GR  Il y a un parallèle dans le lexique utilisé. Je suis choqué de la violence des termes utilisés par les scientifiques pour décrire la nature: «ce n’est pas bon», «ça doit être détruit», «exterminé». La réponse se trouve dans l’enseignement, apprendre aux gens à regarder les choses, à travailler avec elle.

MP  C’est tout l’enjeu de La Semeuse, de provoquer une prise de conscience. Le projet est né à un moment particulier, où les gens veulent articuler la manière dont ils vivent ensemble grâce à la nature, en cultivant des jardins potagers à Aubervilliers.

GR  Il y a aussi l’idée que la simplicité peut avoir un poids politique.

MP  La Semeuse plante des graines pour le futur.


Entretien publié dans le Journal des Laboratoires, janv-avril 2012

* Entretien réalisé le 4 octobre 2011 à Paris.


¹ Créée en 1935 sur la commune d’Aubervilliers, au cœur d’un paysage urbain très dense, la Société des Jardins Ouvriers des Vertus gère 85 parcelles de jardins potagers sur un territoire de plus de 2,5 hectares.

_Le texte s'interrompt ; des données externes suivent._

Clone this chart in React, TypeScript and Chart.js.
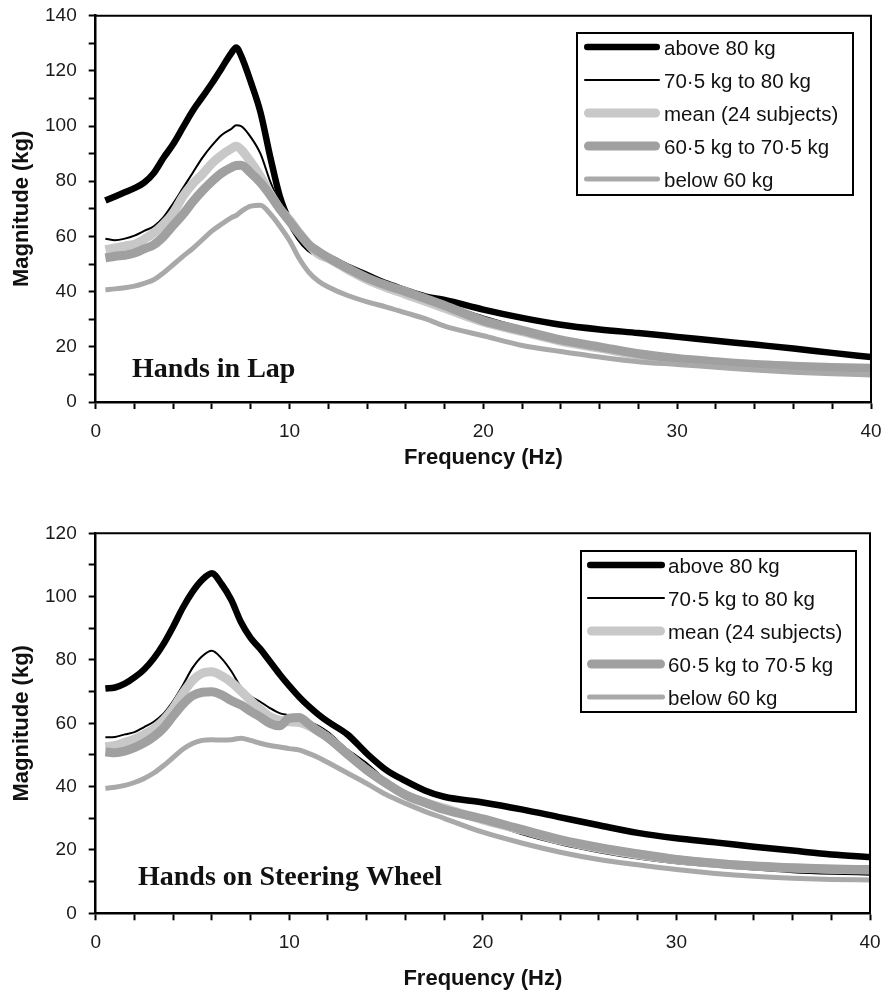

Lieu de culture potagère et populaire, ces jardins témoignent, à leur façon, de l’histoire ouvrière de la Seine Saint-Denis.


² Créé en 2008, les Semeurs volontaires est un mouvement favorisant les échanges gratuits et la plantation dans les espaces privés mais également publics de semences interdites à la commercialisation et communément appelées semences paysannes.


³ Association créée en janvier 2009 à Aubervilliers autour d'un jardin partagé situé dans le quartier Villette-Quatre Chemins.